Quote the data exactly, first line to the line containing "const xTicks = [2000, 2005, 2010];", with no pictures.

Dataset excerpt
══════

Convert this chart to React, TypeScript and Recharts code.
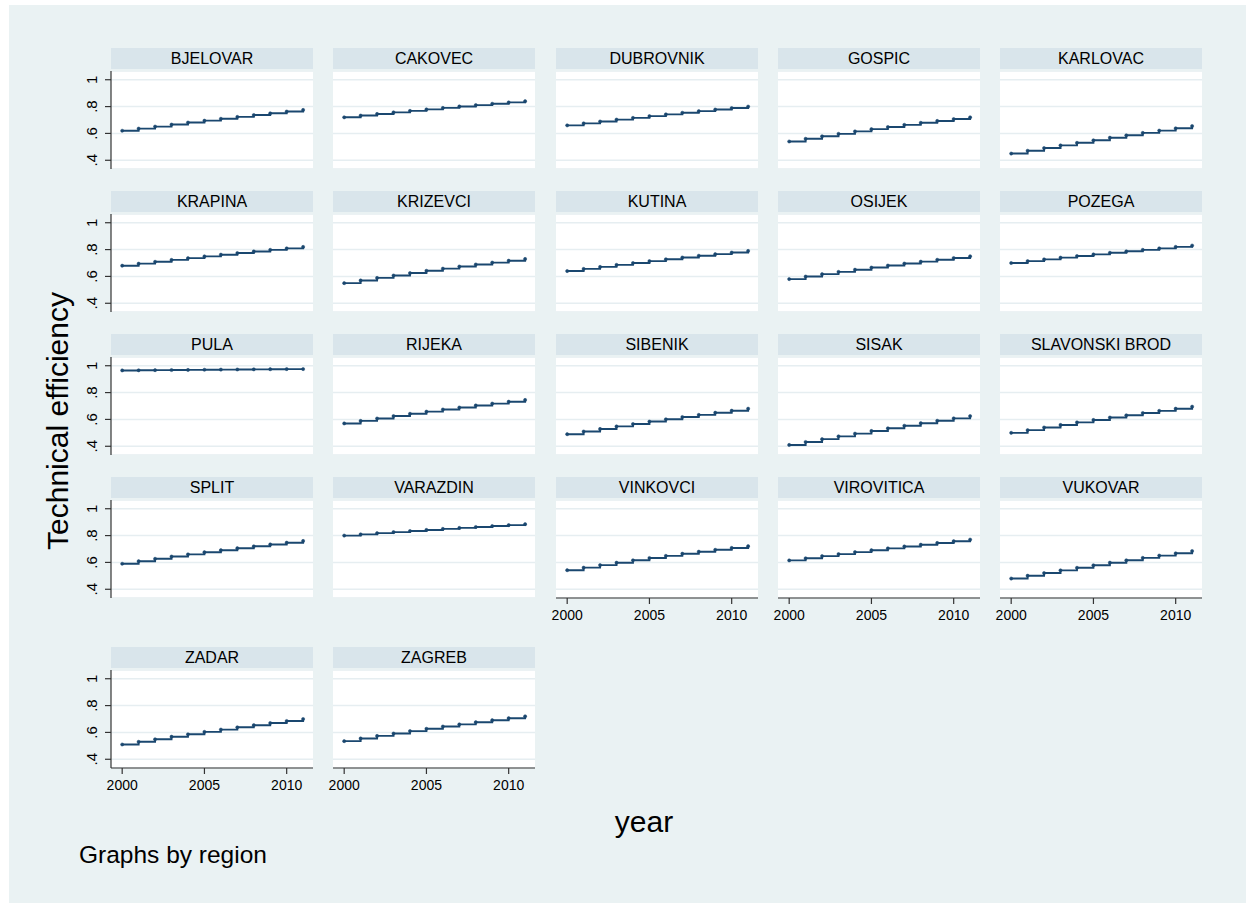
import React from "react";
import { LineChart, Line, XAxis, YAxis, CartesianGrid } from "recharts";

const years = [2000, 2001, 2002, 2003, 2004, 2005, 2006, 2007, 2008, 2009, 2010, 2011];
const yTicks = [0.4, 0.6, 0.8, 1];
const yTickLabels = [".4", ".6", ".8", "1"];
const xTicks = [2000, 2005, 2010];

const bjelovar = [0.62, 0.636, 0.651, 0.666, 0.681, 0.695, 0.709, 0.723, 0.737, 0.75, 0.763, 0.775];
const cakovec = [0.72, 0.733, 0.745, 0.757, 0.768, 0.779, 0.79, 0.801, 0.811, 0.821, 0.831, 0.84];
const dubrovnik = [0.66, 0.675, 0.689, 0.703, 0.716, 0.729, 0.742, 0.754, 0.766, 0.778, 0.789, 0.8];
const gospic = [0.54, 0.56, 0.579, 0.597, 0.615, 0.632, 0.648, 0.664, 0.679, 0.693, 0.707, 0.72];
const karlovac = [0.45, 0.471, 0.491, 0.511, 0.53, 0.549, 0.568, 0.586, 0.604, 0.621, 0.638, 0.655];
const krapina = [0.68, 0.695, 0.709, 0.723, 0.736, 0.749, 0.762, 0.774, 0.786, 0.798, 0.809, 0.82];
const krizevci = [0.55, 0.57, 0.589, 0.607, 0.625, 0.642, 0.658, 0.674, 0.689, 0.703, 0.717, 0.73];
const kutina = [0.64, 0.656, 0.671, 0.686, 0.7, 0.714, 0.728, 0.741, 0.754, 0.766, 0.778, 0.79];
const osijek = [0.58, 0.599, 0.617, 0.634, 0.65, 0.666, 0.681, 0.696, 0.71, 0.724, 0.737, 0.75];
const pozega = [0.7, 0.714, 0.727, 0.74, 0.752, 0.764, 0.776, 0.787, 0.798, 0.809, 0.82, 0.83];
const pula = [0.965, 0.966, 0.967, 0.968, 0.969, 0.97, 0.971, 0.972, 0.973, 0.974, 0.975, 0.975];
const rijeka = [0.57, 0.589, 0.607, 0.625, 0.642, 0.658, 0.674, 0.689, 0.704, 0.718, 0.732, 0.745];
const sibenik = [0.49, 0.51, 0.529, 0.548, 0.566, 0.584, 0.601, 0.618, 0.634, 0.65, 0.665, 0.68];
const sisak = [0.41, 0.432, 0.453, 0.474, 0.494, 0.514, 0.534, 0.553, 0.572, 0.59, 0.608, 0.625];
const slavonskiBrod = [0.5, 0.52, 0.54, 0.559, 0.578, 0.596, 0.614, 0.631, 0.648, 0.664, 0.68, 0.695];
const split = [0.59, 0.609, 0.627, 0.644, 0.66, 0.676, 0.691, 0.706, 0.72, 0.734, 0.747, 0.76];
const varazdin = [0.8, 0.809, 0.818, 0.826, 0.834, 0.842, 0.85, 0.857, 0.864, 0.871, 0.878, 0.885];
const vinkovci = [0.542, 0.561, 0.58, 0.598, 0.616, 0.633, 0.649, 0.665, 0.68, 0.694, 0.708, 0.721];
const virovitica = [0.615, 0.631, 0.647, 0.662, 0.677, 0.691, 0.705, 0.719, 0.732, 0.745, 0.758, 0.77];
const vukovar = [0.48, 0.501, 0.521, 0.541, 0.56, 0.579, 0.598, 0.616, 0.634, 0.651, 0.668, 0.685];
const zadar = [0.51, 0.53, 0.549, 0.568, 0.586, 0.604, 0.621, 0.638, 0.654, 0.67, 0.685, 0.7];
const zagreb = [0.535, 0.555, 0.574, 0.592, 0.61, 0.627, 0.644, 0.66, 0.676, 0.691, 0.706, 0.72];

const regions: [string, number[]][] = [
  ["BJELOVAR", bjelovar],
  ["CAKOVEC", cakovec],
  ["DUBROVNIK", dubrovnik],
  ["GOSPIC", gospic],
  ["KARLOVAC", karlovac],
  ["KRAPINA", krapina],
  ["KRIZEVCI", krizevci],
  ["KUTINA", kutina],
  ["OSIJEK", osijek],
  ["POZEGA", pozega],
  ["PULA", pula],
  ["RIJEKA", rijeka],
  ["SIBENIK", sibenik],
  ["SISAK", sisak],
  ["SLAVONSKI BROD", slavonskiBrod],
  ["SPLIT", split],
  ["VARAZDIN", varazdin],
  ["VINKOVCI", vinkovci],
  ["VIROVITICA", virovitica],
  ["VUKOVAR", vukovar],
  ["ZADAR", zadar],
  ["ZAGREB", zagreb],
];

const FONT = '"Liberation Sans", Arial, Helvetica, sans-serif';
const COL_X = [111, 333, 556, 778, 1000];
const ROW_HEAD = [48, 191, 334, 477, 647];
const PW = 202;
const HEAD_H = 21;
const PLOT_OFF = 23;
const PH = 98;
const YW = 40;
const PAD = 20;
const XH = 34;
const LINE = "#1a476f";

const YTick = (props: any) => {
  const { x, y, payload } = props;
  const i = yTicks.indexOf(payload.value);
  return (
    <text
      transform={`translate(${x - 6},${y}) rotate(-90)`}
      textAnchor="middle"
      fontSize={15}
      fontFamily={FONT}
      fill="#000"
    >
      {i >= 0 ? yTickLabels[i] : payload.value}
    </text>
  );
};

function Panel({ name, values, idx }: { name: string; values: number[]; idx: number }) {
  const col = idx % 5;
  const row = Math.floor(idx / 5);
  const showY = col === 0;
  const showX = idx + 5 >= regions.length;
  const data = years.map((yr, i) => ({ year: yr, te: values[i] }));
  const lead = showY ? YW : PAD;
  const left = COL_X[col] - lead;
  const top = ROW_HEAD[row] + PLOT_OFF;
  return (
    <>
      <div
        style={{
          position: "absolute",
          left: COL_X[col],
          top: ROW_HEAD[row],
          width: PW,
          height: HEAD_H,
          background: "#d9e5eb",
          fontFamily: FONT,
          fontSize: 16,
          lineHeight: `${HEAD_H}px`,
          textAlign: "center",
          color: "#000",
        }}
      >
        {name}
      </div>
      <div style={{ position: "absolute", left, top }}>
        <LineChart
          width={PW + lead + PAD}
          height={PH + (showX ? XH : 0)}
          data={data}
          margin={{ top: 0, right: PAD, bottom: 0, left: showY ? 0 : PAD }}
        >
          <CartesianGrid
            vertical={false}
            horizontal={true}
            stroke="#e6eef1"
            strokeWidth={1.5}
            fill="#ffffff"
            fillOpacity={1}
          />
          <XAxis
            dataKey="year"
            type="number"
            domain={[1999.32, 2011.6]}
            ticks={xTicks}
            hide={!showX}
            height={XH}
            tickSize={6}
            tickMargin={6}
            axisLine={{ stroke: "#333", strokeWidth: 1.2 }}
            tickLine={{ stroke: "#333", strokeWidth: 1.2 }}
            tick={{ fontSize: 14, fontFamily: FONT, fill: "#000" }}
            interval={0}
          />
          <YAxis
            type="number"
            domain={[0.335, 1.065]}
            ticks={yTicks}
            hide={!showY}
            width={YW}
            tickSize={6}
            tickMargin={2}
            axisLine={{ stroke: "#333", strokeWidth: 1.2 }}
            tickLine={{ stroke: "#333", strokeWidth: 1.2 }}
            tick={<YTick />}
            interval={0}
          />
          <Line
            type="stepAfter"
            dataKey="te"
            stroke={LINE}
            strokeWidth={1.9}
            dot={{ r: 1.6, fill: LINE, stroke: LINE, strokeWidth: 0.5 }}
            isAnimationActive={false}
          />
        </LineChart>
      </div>
    </>
  );
}

export default function App() {
  return (
    <div style={{ position: "absolute", left: 0, top: 0, width: 1246, height: 903, background: "#fff", overflow: "hidden" }}>
      <div style={{ position: "absolute", left: 9, top: 5, width: 1237, height: 898, background: "#eaf2f3" }} />
      <svg
        width={1246}
        height={903}
        style={{ position: "absolute", left: 0, top: 0, pointerEvents: "none" }}
      >
        <text
          transform="translate(68,421) rotate(-90)"
          textAnchor="middle"
          fontSize={30}
          fontFamily={FONT}
          fill="#000"
        >
          Technical efficiency
        </text>
        <text x={644} y={832} textAnchor="middle" fontSize={30} fontFamily={FONT} fill="#000">
          year
        </text>
        <text x={79} y={863} textAnchor="start" fontSize={24.5} fontFamily={FONT} fill="#000">
          Graphs by region
        </text>
      </svg>
      {regions.map(([name, values], idx) => (
        <Panel key={name} name={name} values={values} idx={idx} />
      ))}
    </div>
  );
}
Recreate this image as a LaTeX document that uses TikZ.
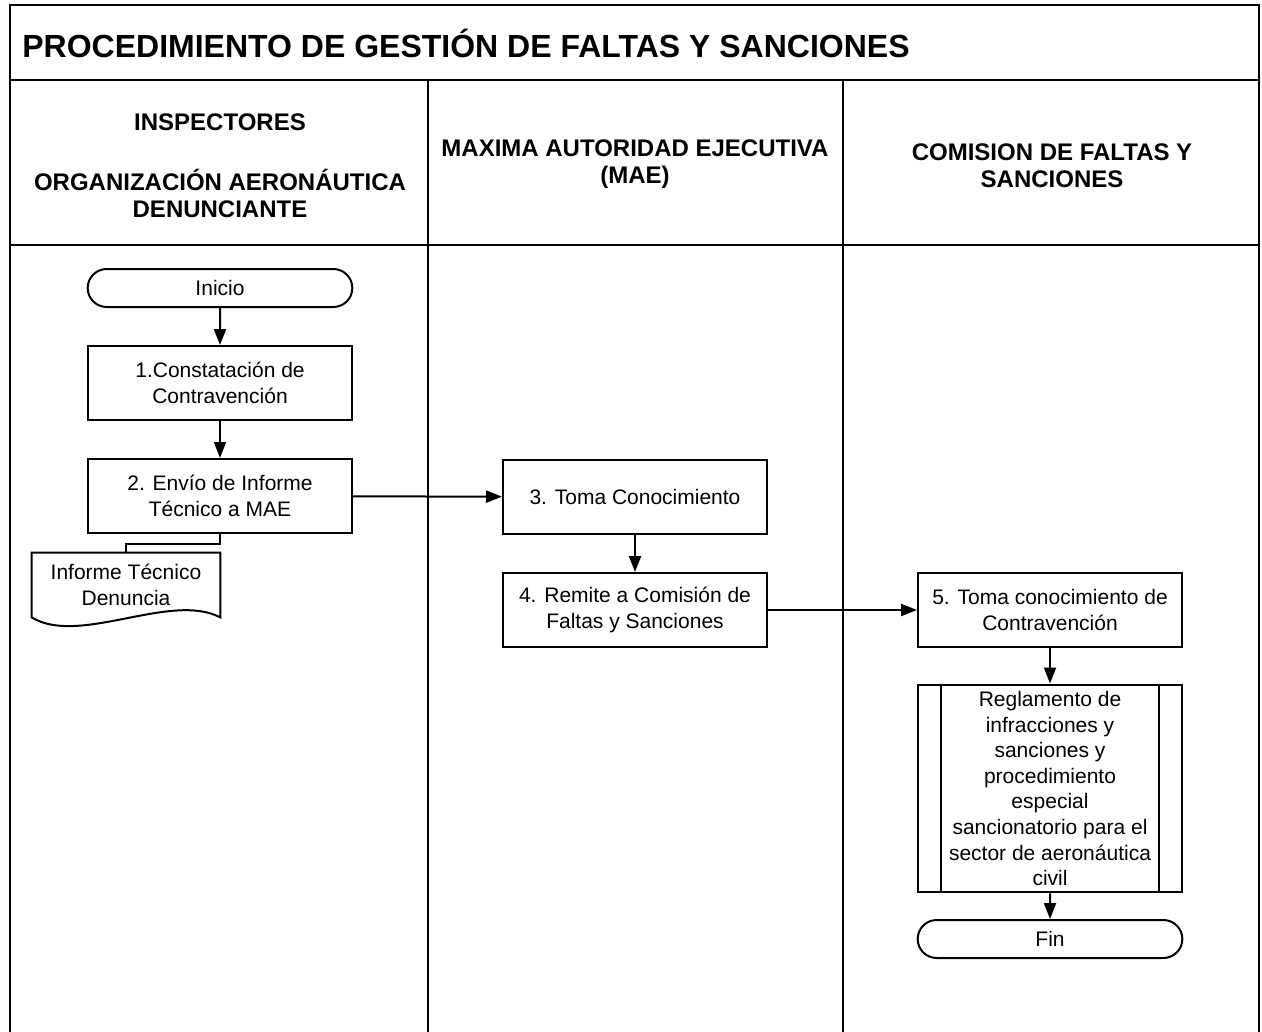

══════

== TASK RESULT ==
Convert this chart to React, TypeScript and Recharts code.
import React from "react";
import { LineChart, Line, XAxis, YAxis, CartesianGrid } from "recharts";

const years = [2000, 2001, 2002, 2003, 2004, 2005, 2006, 2007, 2008, 2009, 2010, 2011];
const yTicks = [0.4, 0.6, 0.8, 1];
const yTickLabels = [".4", ".6", ".8", "1"];
const xTicks = [2000, 2005, 2010];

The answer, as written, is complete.